Gaza is still miserable, these newly-sophisticated and nuanced journalists are saying, but it is not because the Gazans are hungry, or poverty-stricken, or cannot get basic items. Forget all those thousands of articles over the years that we wrote, forget us uncritically quoting Jimmy Carter about how Gazans are “literally starving” or being “starved to death.” No, the problems with Gaza are not so much physical but a state of mind, you see.

Previously, we mentioned Slate’s backtracking, admitting that there is no humanitarian crisis in Gaza and no hunger. Instead, Slate quotes an official, it is a “crisis of dignity.”

The BBC also engaged in a similar ‘reframing’ exercise in December 2008, when it ran a story which argued that although Gazan’s weren’t starving, they were suffering because they ate too much carbohydrate and oil.

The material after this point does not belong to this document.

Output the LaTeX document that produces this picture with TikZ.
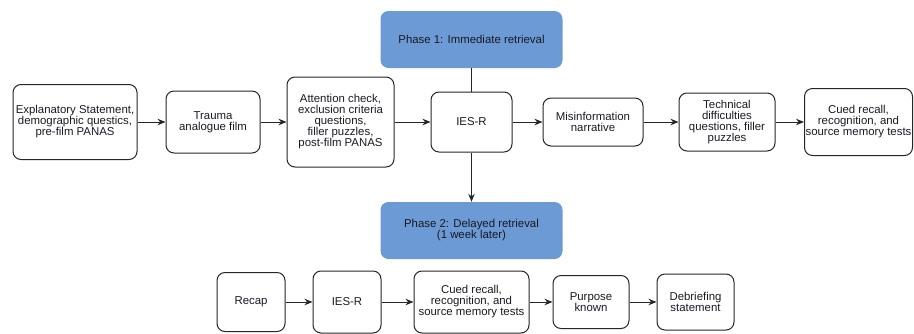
\documentclass[tikz,border=0pt]{standalone}
\usepackage{fontspec}
\setmainfont{Liberation Sans}
\usetikzlibrary{arrows.meta}
\definecolor{phaseblue}{RGB}{108,154,213}
\definecolor{txt}{RGB}{25,25,35}
\begin{document}
\begin{tikzpicture}[x=1pt,y=-1pt,
  font=\fontsize{11.4}{11}\selectfont,
  box/.style={draw=black!85, line width=1pt, rounded corners=8pt, align=center, inner sep=0pt, text=txt},
  phase/.style={fill=phaseblue, rounded corners=8pt, align=center, inner sep=0pt, minimum width=182pt, minimum height=57pt, text=txt},
  arr/.style={draw=black!85, line width=1pt, -{Stealth[length=8pt,width=6.5pt]}},
  ln/.style={draw=black!85, line width=1pt}]
\useasboundingbox (0,0) rectangle (914,333);
% top row
\node[box, minimum width=124pt, minimum height=75pt] (n1) at (75,122) {Explanatory Statement,\\demographic questics,\\pre-film PANAS};
\node[box, minimum width=94pt, minimum height=62pt] (n2) at (213,122) {Trauma\\analogue film};
\node[box, minimum width=107pt, minimum height=90pt] (n3) at (340.5,122) {Attention check,\\exclusion criteria\\questions,\\filler puzzles,\\post-film PANAS};
\node[box, minimum width=81pt, minimum height=60pt] (n4) at (471.5,122) {IES-R};
\node[box, minimum width=100pt, minimum height=48pt] (n5) at (593,122) {Misinformation\\narrative};
\node[box, minimum width=96pt, minimum height=58pt] (n6) at (727,122) {Technical\\difficulties\\questions, filler\\puzzles};
\node[box, minimum width=108pt, minimum height=67pt] (n7) at (858.5,122) {Cued recall,\\recognition, and\\source memory tests};
% phases
\node[phase] (p1) at (471.5,39.5) {Phase 1: Immediate retrieval};
\node[phase] (p2) at (471.5,230.5) {Phase 2: Delayed retrieval\\(1 week later)};
% bottom row
\node[box, minimum width=68pt, minimum height=59pt] (b1) at (251,302) {Recap};
\node[box, minimum width=68pt, minimum height=62pt] (b2) at (347,302) {IES-R};
\node[box, minimum width=115pt, minimum height=62pt] (b3) at (471.5,302) {Cued recall,\\recognition, and\\source memory tests};
\node[box, minimum width=76pt, minimum height=53pt] (b4) at (591,302) {Purpose\\known};
\node[box, minimum width=77pt, minimum height=56pt] (b5) at (695.5,302) {Debriefing\\statement};
% connectors
\draw[arr] (n1) -- (n2);
\draw[arr] (n2) -- (n3);
\draw[arr] (n3) -- (n4);
\draw[arr] (n4) -- (n5);
\draw[arr] (n5) -- (n6);
\draw[arr] (n6) -- (n7);
\draw[ln] (p1) -- (n4);
\draw[arr] (n4) -- (p2);
\draw[arr] (b1) -- (b2);
\draw[arr] (b2) -- (b3);
\draw[arr] (b3) -- (b4);
\draw[arr] (b4) -- (b5);
\end{tikzpicture}
\end{document}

This week’s coverage in the New York Times of the Gaza Mall is a case in point. This is Ethan Bronner’s take on it:

For Hamas, and for the Hamas-linked group of local investors behind the enterprise, the two-story mall, with its central air-conditioning and underground parking, has deep symbolic value. It is proof, they say, that despite the Israeli and Egyptian effort to isolate this Palestinian coastal strip, it can develop and thrive. Let the message go out: We will not be defeated.

But symbols are a risky business, and Israel’s fiercest defenders have seized upon the mall for their own purposes as well. Wielding glossy photographs of the new shops, they ask: Is this the land of deprivation that you have heard about? How did they build a mall if no building materials are permitted into Gaza? How badly off can a place be that has just opened up a luxury mall? Those aid flotillas are sailing to the wrong place, they say.

Bronner doesn’t answer these questions or objections at all. Instead, he bypasses them. The Gaza Mall for him is a proud but pathetic symbol of defiance by an embattled people. It isn’t, for example, evidence of the significant wealth and power amassed by the Hamas leadership and its cronies.

But finally – finally! – Bronner fesses up:

But the broader point many of these advocates are making — that the poverty of Gaza is often misconstrued, willfully or inadvertently — is correct. The despair here is not that of Haiti or Somalia. It is a misery of dependence, immobility and hopelessness, not of grinding want. The flotilla movement is not about material aid; it is about Palestinian freedom and defiance of Israeli power.

“Gaza is not poor in the way outsiders think,” said Nida Wishah, a 22-year-old information technology student who was at the mall one recent afternoon. “You can’t compare our poverty with that of Africa.”

For “about Palestinian freedom”, read “assisting Hamas and the Muslim Brotherhood in its goal of creating a trans-national fundamentalist Islamist state”.

For “defiance of Israeli power”, read “determination not to make peace with Israel, but instead to pursue a genocidal, annihilationist war against Jews”.

I find it really shocking to see liberals basically running transparent propaganda for a vicious theocratic regime. Do they think we are stupid?